You just described RAG: augmenting an LLM with external memory. Perhaps the part you are skipping is that the LLM synthesizes the retrieved information with its own knowledge into one coherent whole.

It's abstractive- (new) versus extractive (old) summarization.

What makes it useful is that it does the work of synthesizing the information. Imagine you ask a question that involves bits and pieces of numerous articles. In the past you had to read them all and mentally synthesize them.

thefourthchime · on May 22, 2024

I've used something like RAG for finding solutions to questions in slack. I take the question, break it into searchable terms, search slack and get a haystack of results. Then I use a LLM to figure out if the results are relivent, finally at the end i take the top 10 results and summarize them and link back to the slack discussion.

dragonwriter · on May 22, 2024

The intent is usually not to simply regurgitate the results, but to augment the prompt with them to enable a better, focussed answer to the user question than either search or an LLM alone would provide.

ingvar77 · on May 25, 2024

The buzz is because it is really one of a most widely used new AI things, easily applicable to millions of businesses. Everyone has some large storage of unstructured data they want to search through and ask questions about - legal docs, candidates, books, articles.. At the same time it’s relatively straightforward to implement so it’s already tens or hundreds of startups / products pushing RAG agenda (all these “it seems easy but it’s not!”). Hopefully soon it will be added as a built in LLM feature - ability to upload own data for LLM to use. It also made many more developers aware of embeddings and vector search, which is great.

oriel · on May 24, 2024

I'm still building my understanding in this space, but so far I've seen its value when using chains and graphs of agents.

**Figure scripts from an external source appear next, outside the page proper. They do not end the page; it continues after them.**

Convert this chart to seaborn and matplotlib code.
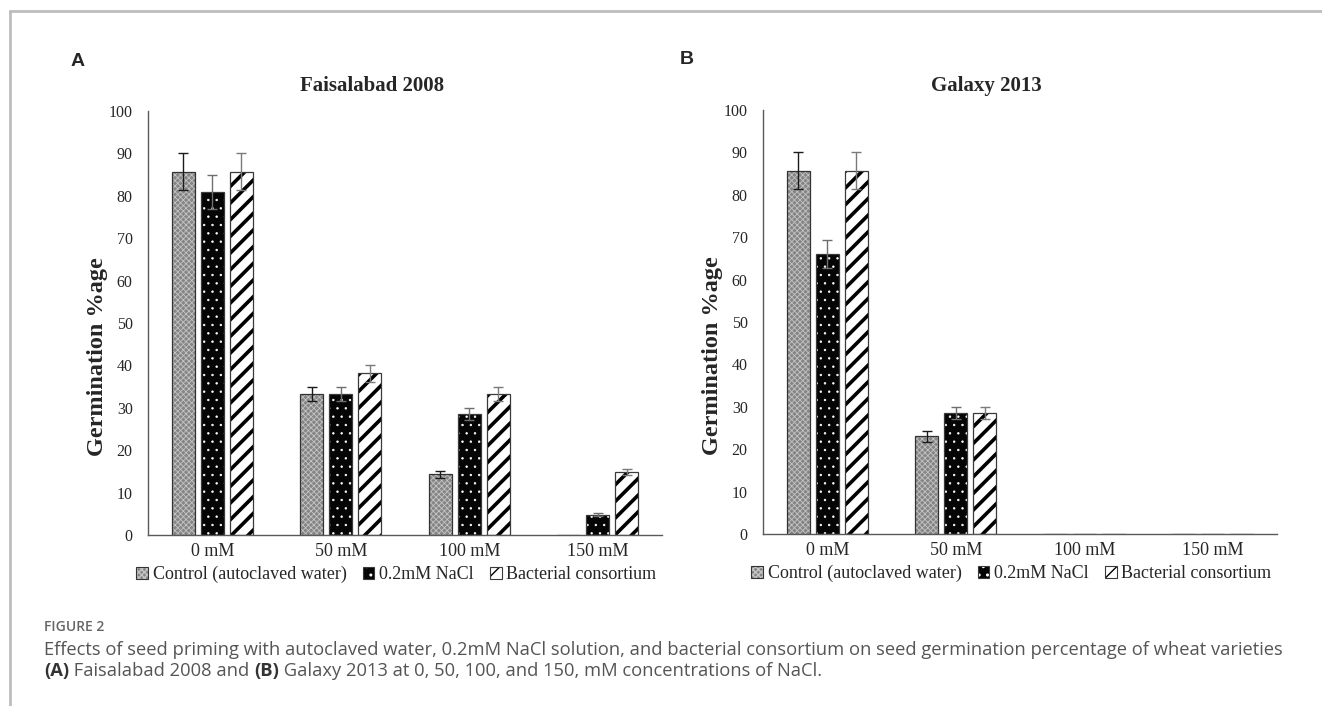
import numpy as np
import pandas as pd
import matplotlib
matplotlib.use("Agg")
import matplotlib.pyplot as plt
from matplotlib.patches import Patch
from matplotlib.lines import Line2D
from matplotlib.colors import to_rgba
import seaborn as sns

# ---- data -------------------------------------------------------------
concentrations = ["0 mM", "50 mM", "100 mM", "150 mM"]
treatments = ["Control (autoclaved water)", "0.2mM NaCl", "Bacterial consortium"]

# Faisalabad 2008 germination (%) per treatment, and error bars
fsd_control = [85.7, 33.3, 14.3, 0.0]
fsd_nacl = [81.0, 33.3, 28.6, 4.8]
fsd_bact = [85.7, 38.1, 33.3, 14.8]
fsd_control_err = [4.3, 1.6, 0.8, 0.0]
fsd_nacl_err = [4.0, 1.6, 1.4, 0.3]
fsd_bact_err = [4.3, 1.9, 1.6, 0.7]

# Galaxy 2013 germination (%) per treatment, and error bars
glx_control = [85.7, 23.0, 0.0, 0.0]
glx_nacl = [66.0, 28.6, 0.0, 0.0]
glx_bact = [85.7, 28.6, 0.0, 0.0]
glx_control_err = [4.3, 1.2, 0.0, 0.0]
glx_nacl_err = [3.3, 1.4, 0.0, 0.0]
glx_bact_err = [4.3, 1.4, 0.0, 0.0]

y_ticks = list(range(0, 101, 10))

# ---- style ------------------------------------------------------------
sns.set_style("white")
plt.rcParams["font.family"] = ["Liberation Serif", "DejaVu Serif"]
plt.rcParams["hatch.linewidth"] = 1.0

# fill, outline, hatch pattern, hatch colour, hatch width, error colour
bar_styles = [
    dict(face="#858585", edge="#333333", hatch="xxxxxx", hcol="#c4c4c4", hlw=0.6, ecol="#1a1a1a"),
    dict(face="#050505", edge="#3a3a3a", hatch="..", hcol="#ffffff", hlw=0.5, ecol="#6e6e6e"),
    dict(face="#ffffff", edge="#3a3a3a", hatch="//", hcol="#000000", hlw=2.6, ecol="#7a7a7a"),
]


def style_patch(p, st):
    p.set_facecolor(st["face"])
    p.set_edgecolor(st["edge"])
    p.set_linewidth(0.9)
    p.set_hatch(st["hatch"])
    p._hatch_color = to_rgba(st["hcol"])
    if hasattr(p, "set_hatch_linewidth"):
        p.set_hatch_linewidth(st["hlw"])
    else:
        p._hatch_linewidth = st["hlw"]


def panel(ax, series, errors):
    df = pd.DataFrame({
        "conc": np.tile(concentrations, len(treatments)),
        "treatment": np.repeat(treatments, len(concentrations)),
        "value": np.concatenate(series),
    })
    sns.barplot(data=df, x="conc", y="value", hue="treatment",
                order=concentrations, hue_order=treatments,
                width=0.677, gap=0.2, errorbar=None, legend=False, ax=ax)
    for cont, st, err in zip(ax.containers, bar_styles, errors):
        xs, ys, es = [], [], []
        for bar, e in zip(cont, err):
            style_patch(bar, st)
            if bar.get_height() > 0:
                xs.append(bar.get_x() + bar.get_width() / 2)
                ys.append(bar.get_height())
                es.append(e)
        ax.errorbar(xs, ys, yerr=es, fmt="none", ecolor=st["ecol"],
                    elinewidth=1.0, capsize=3.8, capthick=1.0, zorder=5)

    ax.set_ylim(0, 100)
    ax.set_xlim(-0.5, len(concentrations) - 0.5)
    ax.set_yticks(y_ticks)
    ax.set_xlabel("")
    ax.set_ylabel("Germination %age", fontsize=17.5, fontweight="bold")
    ax.yaxis.set_label_coords(-0.078, 0.42)
    ax.tick_params(axis="y", length=0, pad=11, labelsize=11.5)
    ax.tick_params(axis="x", length=0, pad=6, labelsize=13)
    for s in ["top", "right"]:
        ax.spines[s].set_visible(False)
    for s in ["left", "bottom"]:
        ax.spines[s].set_color("#595959")
        ax.spines[s].set_linewidth(1.0)

    handles = []
    for st in bar_styles:
        h = Patch(facecolor=st["face"], edgecolor=st["edge"], hatch=st["hatch"], linewidth=0.8)
        h._hatch_color = to_rgba(st["hcol"])
        handles.append(h)
    ax.legend(handles, treatments, loc="center", bbox_to_anchor=(0.483, -0.093),
              ncol=3, frameon=False, fontsize=13, handlelength=0.65, handleheight=0.65,
              handletextpad=0.25, columnspacing=0.9, borderaxespad=0)


fig = plt.figure(figsize=(13.22, 7.06), dpi=100)
W, H = 1322, 706
ax_a = fig.add_axes([148 / W, 1 - 535 / H, 514 / W, 424 / H])
ax_b = fig.add_axes([763 / W, 1 - 534 / H, 514 / W, 424 / H])

panel(ax_a, [fsd_control, fsd_nacl, fsd_bact],
      [fsd_control_err, fsd_nacl_err, fsd_bact_err])
panel(ax_b, [glx_control, glx_nacl, glx_bact],
      [glx_control_err, glx_nacl_err, glx_bact_err])

# chart titles and panel letters
fig.text(372 / W, 1 - 86 / H, "Faisalabad 2008", ha="center", va="center",
         fontsize=15, fontweight="bold")
fig.text(986 / W, 1 - 86 / H, "Galaxy 2013", ha="center", va="center",
         fontsize=15, fontweight="bold")
fig.text(78 / W, 1 - 62 / H, "A", ha="center", va="center", fontsize=14,
         fontweight="bold", family=["Liberation Sans", "DejaVu Sans"])
fig.text(687 / W, 1 - 60 / H, "B", ha="center", va="center", fontsize=14,
         fontweight="bold", family=["Liberation Sans", "DejaVu Sans"])

# outer frame (top and left rules)
fig.add_artist(Line2D([10 / W, 1], [1 - 10.5 / H, 1 - 10.5 / H], color="#bdbdbd", lw=2.0))
fig.add_artist(Line2D([10 / W, 10 / W], [0, 1 - 10.5 / H], color="#bdbdbd", lw=2.0))

# caption
cap_font = ["Open Sans", "DejaVu Sans"]
fig.text(44 / W, 1 - 627 / H, "FIGURE 2", ha="left", va="center", fontsize=10,
         fontweight="semibold", color="#666666", family=cap_font)
fig.text(44 / W, 1 - 650 / H,
         "Effects of seed priming with autoclaved water, 0.2mM NaCl solution, and bacterial "
         "consortium on seed germination percentage of wheat varieties",
         ha="left", va="center", fontsize=13.25, color="#555555", family=cap_font)

parts = [("(A)", "bold"), (" Faisalabad 2008 and ", "normal"), ("(B)", "bold"),
         (" Galaxy 2013 at 0, 50, 100, and 150, mM concentrations of NaCl.", "normal")]
renderer = fig.canvas.get_renderer()
x = 44
for txt, wt in parts:
    t = fig.text(x / W, 1 - 671 / H, txt, ha="left", va="center", fontsize=13.25,
                 fontweight=wt, color="#333333" if wt == "bold" else "#555555",
                 family=cap_font)
    x += t.get_window_extent(renderer=renderer).width

fig.savefig("out.png", dpi=100)
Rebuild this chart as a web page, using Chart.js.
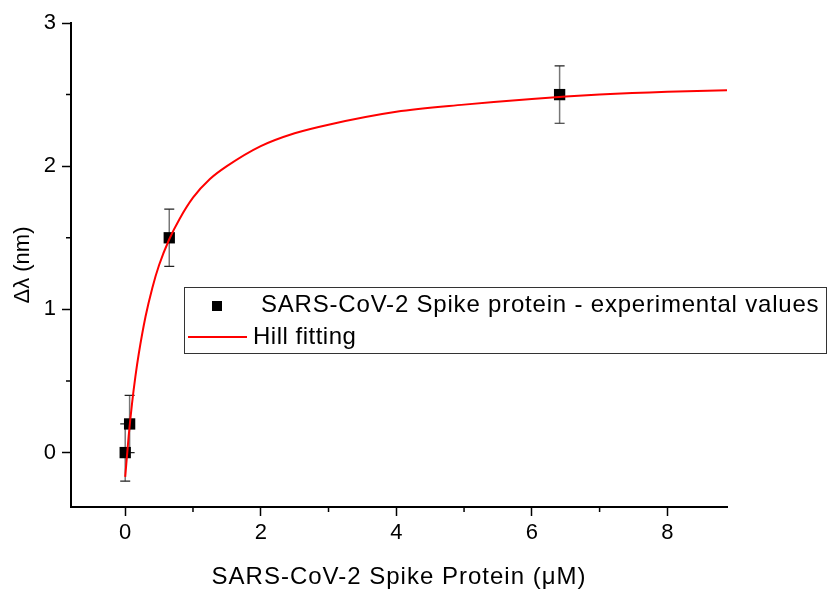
<!DOCTYPE html>
<html lang="en">
<head>
    <meta charset="UTF-8">
    <title>Hill fitting chart</title>
    <script src="https://cdn.jsdelivr.net/npm/chart.js"></script>
    <style>
        html, body { margin: 0; padding: 0; background: #fff; }
    </style>
</head>
<body>
    <canvas id="hillChart" width="834" height="595"></canvas>
<script>
    // experimental points (concentration in uM, shift in nm, error)
    const expX = [0, 0.065, 0.65, 6.41];
    const expY = [0, 0.2, 1.5, 2.5];
    const expErr = [0.2, 0.2, 0.2, 0.2];

    // Hill fitting curve
    const fitX = [0, 0.05, 0.1, 0.15, 0.2, 0.3, 0.4, 0.5, 0.65, 0.8, 1.0, 1.25, 1.5, 2, 2.5, 3, 4, 5, 6, 7, 8, 8.88];
    const fitY = [-0.17, 0.11, 0.34, 0.53, 0.69, 0.95, 1.15, 1.31, 1.49, 1.63, 1.78, 1.91, 2.0, 2.14, 2.23, 2.29, 2.38, 2.43, 2.47, 2.5, 2.52, 2.53];

    // axis ticks
    const xTicks = [0, 2, 4, 6, 8];
    const xMinor = [1, 3, 5, 7];
    const yTicks = [0, 1, 2, 3];
    const yMinor = [0.5, 1.5, 2.5];

    const legendLabels = ['SARS-CoV-2 Spike protein - experimental values', 'Hill fitting'];
    const xTitle = 'SARS-CoV-2 Spike Protein (μM)';
    const yTitle = 'Δλ (nm)';

    const fontFamily = '"Liberation Sans", Arial, sans-serif';

    // error bars under the points
    const errorBars = {
        id: 'errorBars',
        beforeDatasetsDraw(chart) {
            const ctx = chart.ctx;
            const xs = chart.scales.x, ys = chart.scales.y;
            ctx.save();
            expX.forEach((x, i) => {
                const px = xs.getPixelForValue(x);
                const top = ys.getPixelForValue(expY[i] + expErr[i]);
                const bot = ys.getPixelForValue(expY[i] - expErr[i]);
                ctx.strokeStyle = '#777';
                ctx.lineWidth = 1.5;
                ctx.beginPath();
                ctx.moveTo(px, top);
                ctx.lineTo(px, bot);
                ctx.stroke();
                ctx.strokeStyle = '#222';
                ctx.lineWidth = 1.2;
                ctx.beginPath();
                ctx.moveTo(px - 5, top);
                ctx.lineTo(px + 5, top);
                ctx.moveTo(px - 5, bot);
                ctx.lineTo(px + 5, bot);
                ctx.stroke();
            });
            ctx.restore();
        }
    };

    // short minor ticks, x title and boxed legend inside the plot
    const extras = {
        id: 'extras',
        afterDraw(chart) {
            const ctx = chart.ctx;
            const xs = chart.scales.x, ys = chart.scales.y;
            const area = chart.chartArea;
            ctx.save();
            ctx.strokeStyle = '#000';
            ctx.lineWidth = 1.5;
            ctx.beginPath();
            xMinor.forEach(v => {
                const px = xs.getPixelForValue(v);
                ctx.moveTo(px, area.bottom);
                ctx.lineTo(px, area.bottom + 5);
            });
            yMinor.forEach(v => {
                const py = ys.getPixelForValue(v);
                ctx.moveTo(area.left, py);
                ctx.lineTo(area.left - 5, py);
            });
            ctx.stroke();

            // x axis title (a little letter spacing like the original)
            ctx.fillStyle = '#000';
            ctx.letterSpacing = '1px';
            ctx.font = '24px ' + fontFamily;
            ctx.textBaseline = 'middle';
            ctx.textAlign = 'center';
            ctx.fillText(xTitle, (area.left + area.right) / 2, 577);

            // legend box
            ctx.textAlign = 'left';
            ctx.strokeStyle = '#333';
            ctx.lineWidth = 1;
            ctx.fillStyle = '#fff';
            ctx.fillRect(184.5, 287.5, 642, 66);
            ctx.strokeRect(184.5, 287.5, 642, 66);
            ctx.fillStyle = '#000';
            ctx.fillRect(212, 301, 10, 10);
            ctx.strokeStyle = '#ff0000';
            ctx.lineWidth = 2;
            ctx.beginPath();
            ctx.moveTo(188, 337);
            ctx.lineTo(247, 337);
            ctx.stroke();
            ctx.fillStyle = '#000';
            ctx.letterSpacing = '0.8px';
            ctx.fillText(legendLabels[0], 261, 305);
            ctx.letterSpacing = '0.5px';
            ctx.fillText(legendLabels[1], 253, 337);
            ctx.restore();
        }
    };

    const ctx = document.getElementById('hillChart').getContext('2d');
    new Chart(ctx, {
        type: 'scatter',
        data: {
            datasets: [
                {
                    label: legendLabels[1],
                    data: fitX.map((x, i) => ({ x: x, y: fitY[i] })),
                    showLine: true,
                    borderColor: '#ff0000',
                    borderWidth: 2,
                    pointRadius: 0,
                    cubicInterpolationMode: 'monotone'
                },
                {
                    label: legendLabels[0],
                    data: expX.map((x, i) => ({ x: x, y: expY[i] })),
                    pointStyle: 'rect',
                    pointRadius: 8,
                    backgroundColor: '#000',
                    borderColor: '#000',
                    borderWidth: 0
                }
            ]
        },
        options: {
            responsive: false,
            animation: false,
            layout: { padding: { top: 23, right: 107, left: 0, bottom: 0 } },
            plugins: {
                legend: { display: false },
                tooltip: { enabled: false }
            },
            scales: {
                x: {
                    type: 'linear',
                    min: -0.8,
                    max: 8.88,
                    afterBuildTicks: s => { s.ticks = xTicks.map(v => ({ value: v })); },
                    afterFit: s => { s.height = 88; },
                    border: { display: true, color: '#000', width: 2 },
                    grid: { drawOnChartArea: false, tickLength: 9, tickWidth: 1.5, tickColor: '#000' },
                    ticks: { color: '#000', font: { family: fontFamily, size: 22 }, padding: 4 },
                    title: { display: false }
                },
                y: {
                    min: -0.38,
                    max: 3,
                    afterBuildTicks: s => { s.ticks = yTicks.map(v => ({ value: v })); },
                    afterFit: s => { s.width = 71; },
                    border: { display: true, color: '#000', width: 2 },
                    grid: { drawOnChartArea: false, tickLength: 9, tickWidth: 1.5, tickColor: '#000' },
                    ticks: { color: '#000', font: { family: fontFamily, size: 22 }, padding: 6 },
                    title: {
                        display: true,
                        text: yTitle,
                        color: '#000',
                        font: { family: fontFamily, size: 22 },
                        padding: { top: 10, bottom: 0 }
                    }
                }
            }
        },
        plugins: [errorBars, extras]
    });
</script>
</body>
</html>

The overall system suggests degrees of freedom in search that might not have been available. This is by having a knowledge store in a format (vectors) primed for search, then having it be accessible in full or in partitions, by agents, working on one or more concurrent flows around a query.

I also see value in having a full circuit of native-format components that can be pieced together to make higher order constructs. Agents is just the most recent one to emerge and i can easily see a mixture of fine tuned experts alongside stores of relevant material.

/2c

jxnlco · on May 22, 2024

nothing, all i really say is 'add monitoring, do topic clustering' which is how i did 'search' and 'recommendation' systems

1) are there filters we need to build 2) do we have inventory

nutanc · on May 23, 2024

It's useful because you get to increase your startup valuation if you use "RAG".

rldjbpin · on May 23, 2024

to me it feels like people are waking up to the fact that with current access to sw/hw, you can now make your own search engine and answering tool based on the data you own.